The picture made me feel even more uneasy, but again I refrained from mouthing off in the comment box. I decided to be rational about it and on my way into work on the Tube, think about just why it was making me feel so uncomfortable. Was I over-reacting? They’re just kids after all. Surely it’s just sweet to see them dress up as if they were grown ups.
Of course it’s perfectly fine for little kids to dress up as grown ups. It’s great fun, encourages them to use their imagination and teaches them about different role models. And that’s why I have a problem with this pre-school graduation. In order for it to have any point, you have to explain about graduations and mortar boards and scrolls. Otherwise the kids are going to be totally bemused about what they’ve been given to wear, right?
So how does that work then? How do you explain to a group of three and four year olds the reason for mortar boards and scrolls?
In a nutshell, you have to say something along the lines of it’s what you get given when you finish school and have done well and worked hard.

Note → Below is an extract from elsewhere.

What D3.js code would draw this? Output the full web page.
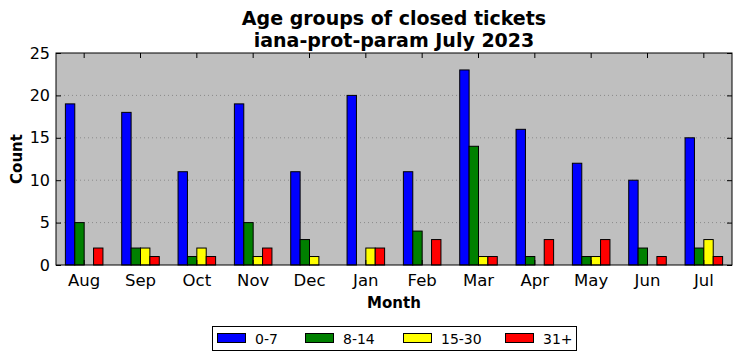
<!DOCTYPE html>
<html>
<head>
<meta charset="utf-8">
<script src="https://cdn.jsdelivr.net/npm/d3@7"></script>
<style>
  html, body { margin: 0; padding: 0; background: #fff; }
  svg { display: block; font-family: "DejaVu Sans", sans-serif; }
</style>
</head>
<body>
<svg id="chart" width="742" height="361"></svg>
<script>
const months = ["Aug","Sep","Oct","Nov","Dec","Jan","Feb","Mar","Apr","May","Jun","Jul"];
const seriesNames = ["0-7","8-14","15-30","31+"];
const seriesColors = ["#0000ff","#008000","#ffff00","#ff0000"];
const s0_7   = [19,18,11,19,11,20,11,23,16,12,10,15];
const s8_14  = [5,2,1,5,3,0,4,14,1,1,2,2];
const s15_30 = [0,2,2,1,1,2,0,1,0,1,0,3];
const s31    = [2,1,1,2,0,2,3,1,3,3,1,1];
const yTicks = [0,5,10,15,20,25];

const series = [s0_7, s8_14, s15_30, s31];

const svg = d3.select("#chart");
const L = 56, R = 732, T = 53, B = 265;

const x = d3.scaleBand().domain(months).range([L, R]).paddingInner(0).paddingOuter(0);
const inner = d3.scaleBand().domain(d3.range(4)).range([x.bandwidth()/6, x.bandwidth()*5/6]);
const y = d3.scaleLinear().domain([0,25]).range([B, T]);

// background
svg.append("rect").attr("x", L).attr("y", T).attr("width", R-L).attr("height", B-T).attr("fill", "#bfbfbf");

// grid
svg.append("g").selectAll("line").data(yTicks.filter(d => d > 0 && d < 25)).join("line")
  .attr("x1", L).attr("x2", R).attr("y1", d => y(d)).attr("y2", d => y(d))
  .attr("stroke", "#8a8a8a").attr("stroke-width", 1).attr("stroke-dasharray", "1,3");

// bars
series.forEach((vals, si) => {
  svg.append("g").selectAll("rect").data(vals.map((v,i)=>({m: months[i], v}))).join("rect")
    .filter(d => d.v > 0)
    .attr("x", d => x(d.m) + inner(si))
    .attr("y", d => y(d.v))
    .attr("width", inner.bandwidth())
    .attr("height", d => y(0) - y(d.v))
    .attr("fill", seriesColors[si])
    .attr("stroke", "#000").attr("stroke-width", 1);
});

// axes with inward ticks
const xAxisB = d3.axisBottom(x).tickSizeInner(-5).tickSizeOuter(0).tickPadding(9);
const gx = svg.append("g").attr("transform", `translate(0,${B})`).call(xAxisB);
gx.select(".domain").remove();
gx.selectAll("text").attr("font-size", 16.5).attr("fill", "#000").attr("font-family", "DejaVu Sans");

const xAxisT = d3.axisTop(x).tickSizeInner(-5).tickSizeOuter(0).tickFormat("");
const gxt = svg.append("g").attr("transform", `translate(0,${T})`).call(xAxisT);
gxt.select(".domain").remove();

const yAxisL = d3.axisLeft(y).tickValues(yTicks).tickSizeInner(-5).tickSizeOuter(0).tickPadding(6);
const gy = svg.append("g").attr("transform", `translate(${L},0)`).call(yAxisL);
gy.select(".domain").remove();
gy.selectAll("text").attr("font-size", 16).attr("fill", "#000").attr("font-family", "DejaVu Sans");

const yAxisR = d3.axisRight(y).tickValues(yTicks).tickSizeInner(-5).tickSizeOuter(0).tickFormat("");
const gyr = svg.append("g").attr("transform", `translate(${R},0)`).call(yAxisR);
gyr.select(".domain").remove();

// frame
svg.append("rect").attr("x", L).attr("y", T).attr("width", R-L).attr("height", B-T)
  .attr("fill", "none").attr("stroke", "#000").attr("stroke-width", 1);

// title
const cx = (L + R) / 2;
svg.append("text").attr("x", cx).attr("y", 25).attr("text-anchor", "middle")
  .attr("font-size", 19).attr("font-weight", "bold").text("Age groups of closed tickets");
svg.append("text").attr("x", cx).attr("y", 47).attr("text-anchor", "middle")
  .attr("font-size", 19).attr("font-weight", "bold").text("iana-prot-param July 2023");

// axis labels
svg.append("text").attr("x", cx).attr("y", 308).attr("text-anchor", "middle")
  .attr("font-size", 15).attr("font-weight", "bold").text("Month");
svg.append("text").attr("transform", `translate(22,${(T+B)/2}) rotate(-90)`).attr("text-anchor", "middle")
  .attr("font-size", 15).attr("font-weight", "bold").text("Count");

// legend
const lg = svg.append("g");
lg.append("rect").attr("x", 212.5).attr("y", 326.5).attr("width", 364).attr("height", 24)
  .attr("fill", "#fff").attr("stroke", "#000").attr("stroke-width", 1);
const legX = [217, 305, 403, 505];
seriesNames.forEach((n, i) => {
  lg.append("rect").attr("x", legX[i] + 0.5).attr("y", 333.5).attr("width", 28).attr("height", 9)
    .attr("fill", seriesColors[i]).attr("stroke", "#000").attr("stroke-width", 1);
  lg.append("text").attr("x", legX[i] + 38).attr("y", 343.5).attr("font-size", 14).text(n);
});
</script>
</body>
</html>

Yes, I suppose you could be economical with the truth and just say it’s something people do and get given when they leave school but you forget that most three and four year olds are clever anyway and one will inevitably ask that most common of questions: ‘why?’
So now try and get in the mind of a four-year-old on the verge of going to school, a daunting enough prospect as it is. But now they have been indoctrinated with an even more daunting thought.
Got to do well, got to do well…
Now I accept that pre-school children should go on to do well at school. But what I am trying to say is that they don’t need to be told that they should, not at such a young age.
A friend of mine actually believes that children shouldn’t have to go to school until they are seven. Now this is something of an extreme (not to mention a logistical nightmare in terms of child care) but his point was this. Little children should be having fun, playing, learning that way. Not being made to think that they’ve got to do well, got to do well..
I’m not trying to be draconian and say we should ban these ceremonies. I am just trying to explain why those photos made me feel uneasy in the hope teachers and parents might think twice before giving their approval to such ideas.
Pre-school children are just four years old, a few won’t even be that yet. Do we really want to be running the risk of causing them any unnecessary worry or anxiety, no matter how small that risk may be?